■ Code that draws figures ■
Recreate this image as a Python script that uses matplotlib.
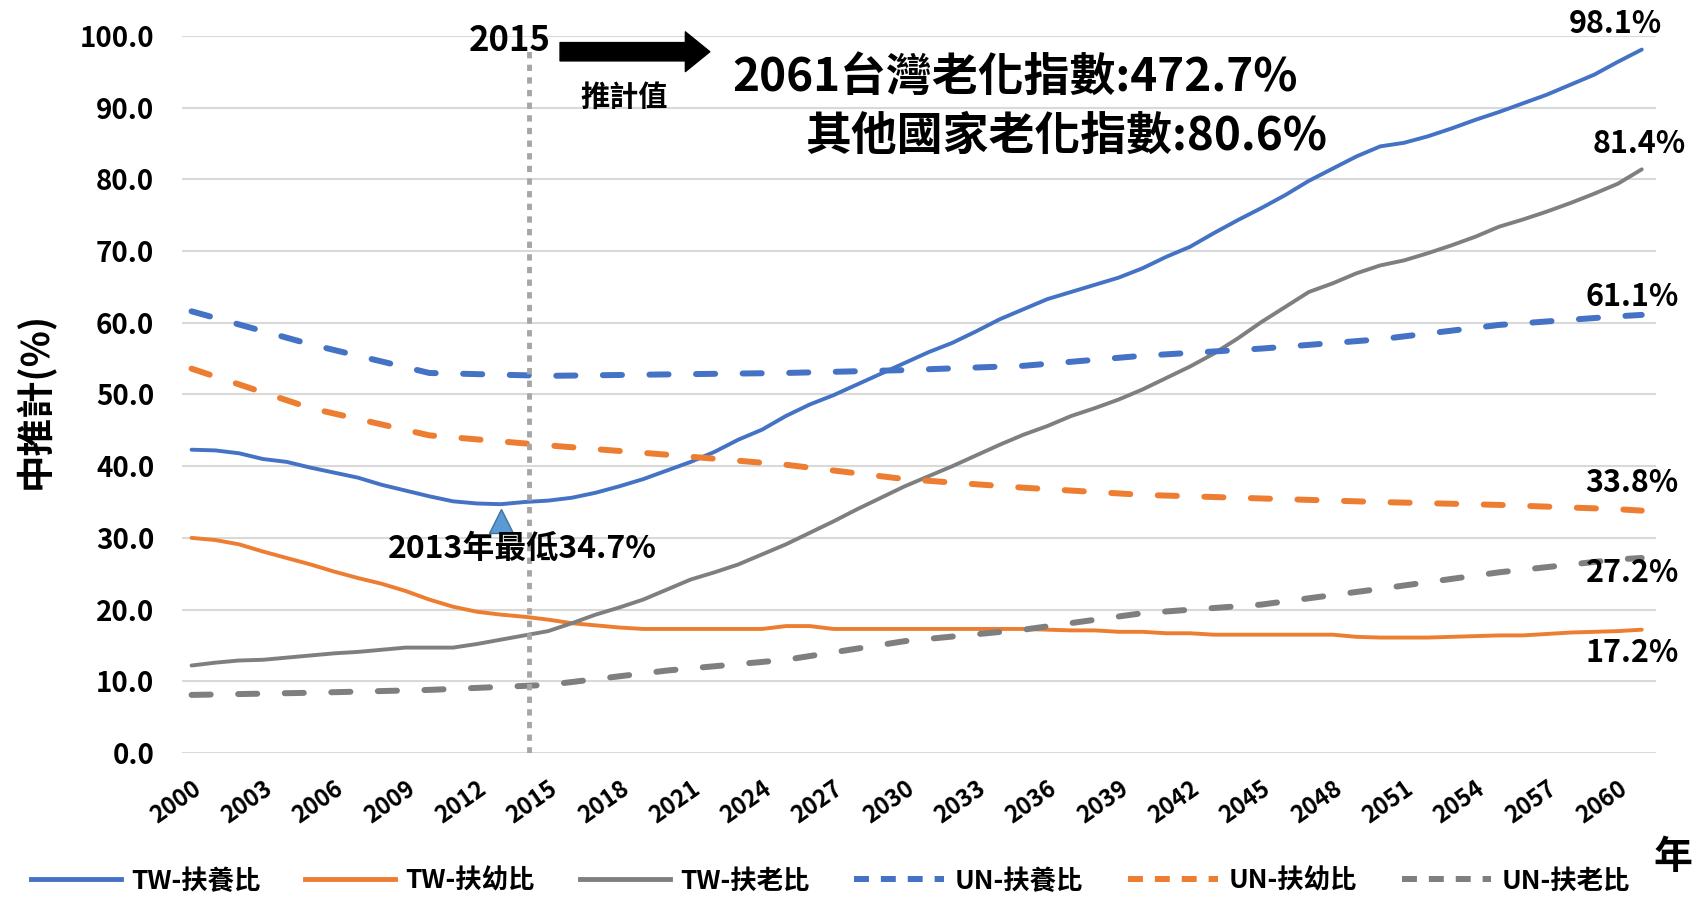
import numpy as np
import matplotlib
matplotlib.use("Agg")
import matplotlib.pyplot as plt
from matplotlib.lines import Line2D

plt.rcParams['font.family'] = ['Noto Sans CJK TC', 'DejaVu Sans']
plt.rcParams['font.weight'] = 'bold'

# ---- data ----
years = list(range(2000, 2062))

tw_dep = [42.3, 42.2, 41.8, 41.0, 40.6, 39.8, 39.1, 38.4, 37.4, 36.6,
          35.8, 35.1, 34.8, 34.7, 35.0, 35.2, 35.6, 36.3, 37.2, 38.2,
          39.4, 40.6, 42.0, 43.7, 45.1, 47.0, 48.6, 49.9, 51.4, 52.9,
          54.4, 55.9, 57.2, 58.8, 60.5, 61.9, 63.3, 64.3, 65.3, 66.3,
          67.6, 69.2, 70.6, 72.5, 74.3, 76.0, 77.8, 79.8, 81.5, 83.2,
          84.6, 85.1, 86.0, 87.1, 88.3, 89.4, 90.6, 91.8, 93.2, 94.6,
          96.4, 98.1]
tw_young = [30.0, 29.7, 29.1, 28.1, 27.2, 26.3, 25.3, 24.4, 23.6, 22.6,
            21.4, 20.4, 19.7, 19.3, 19.0, 18.6, 18.1, 17.8, 17.5, 17.3,
            17.3, 17.3, 17.3, 17.3, 17.3, 17.7, 17.7, 17.3, 17.3, 17.3,
            17.3, 17.3, 17.3, 17.3, 17.3, 17.3, 17.2, 17.1, 17.1, 16.9,
            16.9, 16.7, 16.7, 16.5, 16.5, 16.5, 16.5, 16.5, 16.5, 16.2,
            16.1, 16.1, 16.1, 16.2, 16.3, 16.4, 16.4, 16.6, 16.8, 16.9,
            17.0, 17.2]
tw_old = [12.2, 12.6, 12.9, 13.0, 13.3, 13.6, 13.9, 14.1, 14.4, 14.7,
          14.7, 14.7, 15.2, 15.8, 16.4, 17.0, 18.1, 19.3, 20.3, 21.4,
          22.8, 24.2, 25.2, 26.3, 27.7, 29.1, 30.7, 32.3, 34.0, 35.6,
          37.2, 38.6, 40.0, 41.5, 43.0, 44.4, 45.6, 47.0, 48.1, 49.3,
          50.7, 52.3, 53.9, 55.7, 57.8, 60.1, 62.2, 64.3, 65.5, 66.9,
          68.0, 68.7, 69.7, 70.8, 72.0, 73.4, 74.4, 75.5, 76.7, 78.0,
          79.4, 81.4]

un_years = [2000, 2005, 2010, 2015, 2020, 2025, 2030, 2035, 2040, 2045,
            2050, 2055, 2060, 2061]
un_dep = [61.6, 57.0, 53.0, 52.6, 52.8, 53.0, 53.4, 54.0, 55.4, 56.4,
          57.7, 59.7, 60.9, 61.1]
un_young = [53.6, 48.1, 44.3, 42.9, 41.6, 40.2, 38.2, 37.0, 36.0, 35.5,
            35.0, 34.6, 34.0, 33.8]
un_old = [8.1, 8.4, 8.8, 9.5, 11.5, 13.0, 15.6, 17.2, 19.5, 20.7,
          22.9, 25.2, 27.0, 27.2]

names = ['TW-扶養比', 'TW-扶幼比', 'TW-扶老比', 'UN-扶養比', 'UN-扶幼比', 'UN-扶老比']
end_labels = ['98.1%', '81.4%', '61.1%', '33.8%', '27.2%', '17.2%']

BLUE, ORANGE, GRAY = '#4472C4', '#ED7D31', '#7F7F7F'

fig = plt.figure(figsize=(16.95, 8.99), dpi=100)
ax = fig.add_axes([0.1074, 0.1624, 0.8696, 0.7976])

solid = dict(lw=2.8, solid_capstyle='round')
dash = dict(lw=4.3, dashes=(3.2, 4.6), dash_capstyle='round')

ax.plot(years, tw_dep, color=BLUE, **solid)
ax.plot(years, tw_young, color=ORANGE, **solid)
ax.plot(years, tw_old, color=GRAY, **solid)
ax.plot(un_years, un_dep, color=BLUE, **dash)
ax.plot(un_years, un_young, color=ORANGE, **dash)
ax.plot(un_years, un_old, color=GRAY, **dash)

ax.set_xlim(1999.6, 2061.6)
ax.set_ylim(0, 100)
ax.set_yticks(np.arange(0, 101, 10))
ax.set_yticklabels([f'{v:.1f}' for v in np.arange(0, 101, 10)], fontsize=20)
xt = list(range(2000, 2061, 3))
ax.set_xticks(xt)
ax.set_xticklabels([str(v) for v in xt], rotation=35, ha='right', va='top',
                   rotation_mode='anchor', fontsize=17)
ax.tick_params(axis='y', length=0, pad=20)
ax.tick_params(axis='x', length=0, pad=17)
for s in ax.spines.values():
    s.set_visible(False)
ax.yaxis.grid(True, color='#D9D9D9', lw=1.5)
ax.set_axisbelow(True)

# 2015 divider and projection arrow
ax.plot([2014.2, 2014.2], [0, 98.3], color='#A6A6A6', lw=3.5, dashes=(1.3, 1.3))
ax.text(2013.4, 99.3, '2015', fontsize=25, ha='center', va='center')
ax.annotate('', xy=(2021.8, 97.8), xytext=(2015.5, 97.8),
            arrowprops=dict(arrowstyle='simple,head_length=0.8,head_width=1.3,tail_width=0.6',
                            color='black', shrinkA=0, shrinkB=0, mutation_scale=22))
ax.text(2018.2, 91.5, '推計值', fontsize=21, ha='center', va='center')

ax.text(2034.65, 94.0, '2061台灣老化指數:472.7%', fontsize=33, ha='center', va='center')
ax.text(2036.8, 85.9, '其他國家老化指數:80.6%', fontsize=33, ha='center', va='center')

# minimum marker
ax.plot([2013], [32.4], marker='^', markersize=17, color='#5B9BD5',
        markeredgecolor='#41719C', markeredgewidth=1)
ax.text(2013.9, 28.5, '2013年最低34.7%', fontsize=23, ha='center', va='center')

# end labels
end_pos = [(2059.9, 101.7), (2060.9, 85.0), (2060.6, 63.6),
           (2060.6, 37.7), (2060.6, 25.1), (2060.6, 14.0)]
for lab, (x, y) in zip(end_labels, end_pos):
    ax.text(x, y, lab, fontsize=22, fontweight='bold', ha='center', va='center',
            clip_on=False)

fig.text(35 / 1695, 1 - 400 / 899, '中推計(%)', rotation=90, fontsize=27,
         ha='center', va='center')
fig.text(1673 / 1695, 1 - 858 / 899, '年', fontsize=28, ha='center', va='center')

handles = [Line2D([], [], color=BLUE, lw=3.5),
           Line2D([], [], color=ORANGE, lw=3.5),
           Line2D([], [], color=GRAY, lw=3.5),
           Line2D([], [], color=BLUE, lw=4.3, dashes=(2.5, 2.0)),
           Line2D([], [], color=ORANGE, lw=4.3, dashes=(2.5, 2.0)),
           Line2D([], [], color=GRAY, lw=4.3, dashes=(2.5, 2.0))]
fig.legend(handles, names, ncol=6, loc='center', bbox_to_anchor=(0.49, 0.02),
           frameon=False, fontsize=19, handlelength=3.4, columnspacing=1.7,
           handletextpad=0.4)

fig.savefig('out.png', dpi=100)
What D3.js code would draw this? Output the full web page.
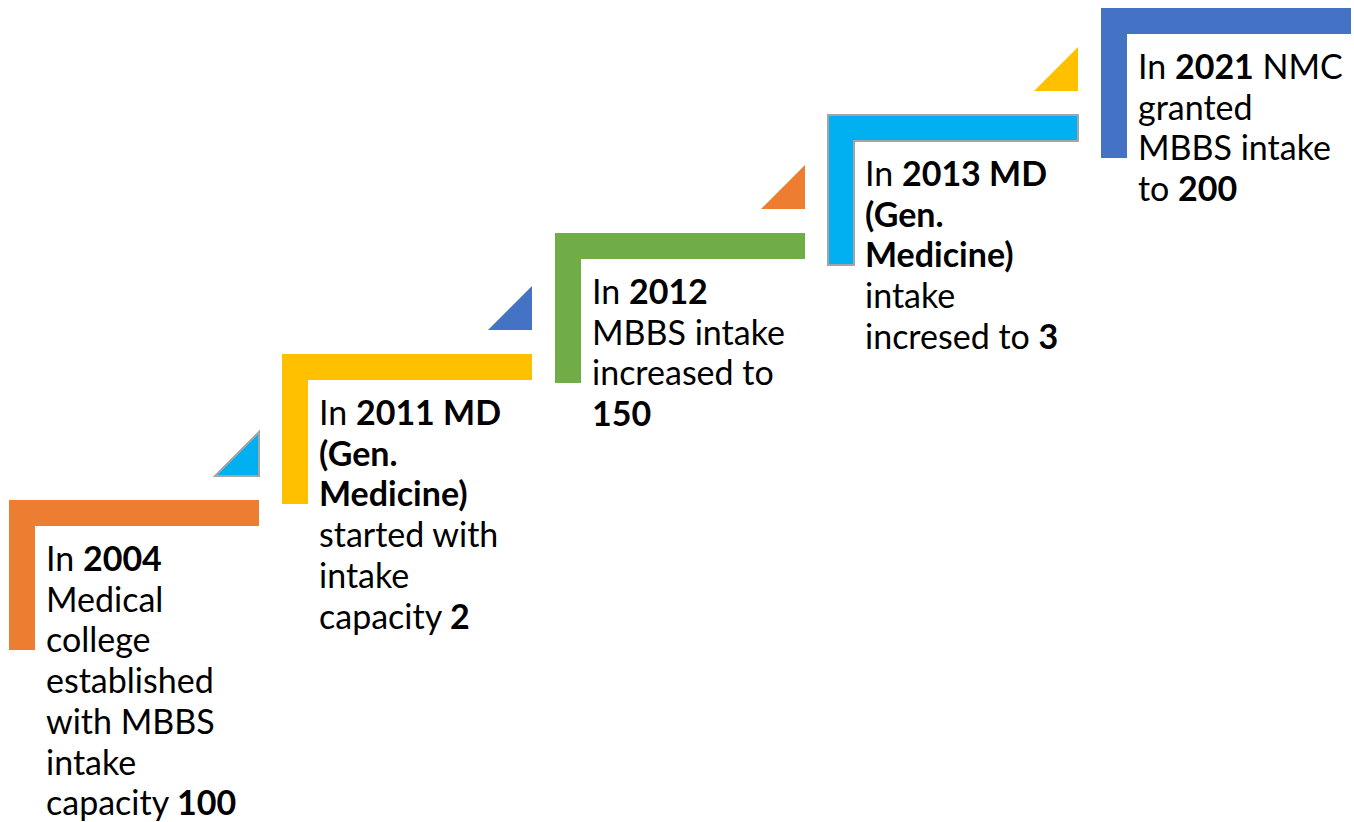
<!DOCTYPE html>
<html>
<head>
<meta charset="utf-8">
<script src="https://cdn.jsdelivr.net/npm/d3@7"></script>
<style>
  body { margin: 0; background: #fff; }
  svg { display: block; }
  text { font-family: Lato, "Open Sans", sans-serif; fill: #000; }
</style>
</head>
<body>
<svg id="chart" width="1354" height="822"></svg>
<script>
// Milestones, one per step (bold parts between **)
const years = ["2004", "2011", "2012", "2013", "2021"];
const stepColors = ["#ED7D31", "#FFC000", "#70AD47", "#00B0F0", "#4472C4"];
const arrowColors = ["#00B0F0", "#4472C4", "#ED7D31", "#FFC000"];
const stepLines = [
  ["In **2004**", "Medical", "college", "established", "with MBBS", "intake", "capacity **100**"],
  ["In **2011 MD**", "**(Gen.**", "**Medicine)**", "started with", "intake", "capacity **2**"],
  ["In **2012**", "MBBS intake", "increased to", "**150**"],
  ["In **2013 MD**", "**(Gen.**", "**Medicine)**", "intake", "incresed to **3**"],
  ["In **2021** NMC", "granted", "MBBS intake", "to **200**"]
];

// layout
const stepTop = [500, 354, 233, 115, 8];
const stepW = 250, stepH = 150, thick = 26;
const triSize = 44, triGap = 24;
const lineH = 40.7, fontSize = 34;

const svg = d3.select("#chart");

const x = d3.scaleLinear().domain([0, years.length - 1]).range([9, 1101]);

const steps = svg.selectAll("g.step")
  .data(years.map((y, i) => ({ year: y, i: i, color: stepColors[i], lines: stepLines[i] })))
  .join("g")
  .attr("class", "step")
  .attr("transform", d => `translate(${x(d.i)},${stepTop[d.i]})`);

// L-shaped step
steps.append("path")
  .attr("d", `M0,0H${stepW}V${thick}H${thick}V${stepH}H0Z`)
  .attr("fill", d => d.color)
  .attr("stroke", d => d.color === "#00B0F0" ? "#A5A5A5" : "none")
  .attr("stroke-width", 2);

// small triangle above the right end of each step
steps.filter(d => d.i < arrowColors.length)
  .append("path")
  .attr("d", `M${stepW - triSize},${-triGap}H${stepW}V${-triGap - triSize}Z`)
  .attr("fill", d => arrowColors[d.i])
  .attr("stroke", d => arrowColors[d.i] === "#00B0F0" ? "#A5A5A5" : "none")
  .attr("stroke-width", 2);

// text block
steps.each(function(d) {
  const g = d3.select(this);
  d.lines.forEach((line, li) => {
    const t = g.append("text")
      .attr("x", thick + 11)
      .attr("y", 71 + li * lineH)
      .attr("font-size", fontSize);
    line.split("**").forEach((part, pi) => {
      if (!part) return;
      t.append("tspan")
        .attr("font-weight", pi % 2 === 1 ? "bold" : "normal")
        .text(part);
    });
  });
});
</script>
</body>
</html>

■ Exercise ■
Your task is to return the lines above, from the first one up to and including the line containing "years = list(range(2000, 2062))", minus any pictures.

■ Result for this exercise ■
Recreate this image as a Python script that uses matplotlib.
import numpy as np
import matplotlib
matplotlib.use("Agg")
import matplotlib.pyplot as plt
from matplotlib.lines import Line2D

plt.rcParams['font.family'] = ['Noto Sans CJK TC', 'DejaVu Sans']
plt.rcParams['font.weight'] = 'bold'

# ---- data ----
years = list(range(2000, 2062))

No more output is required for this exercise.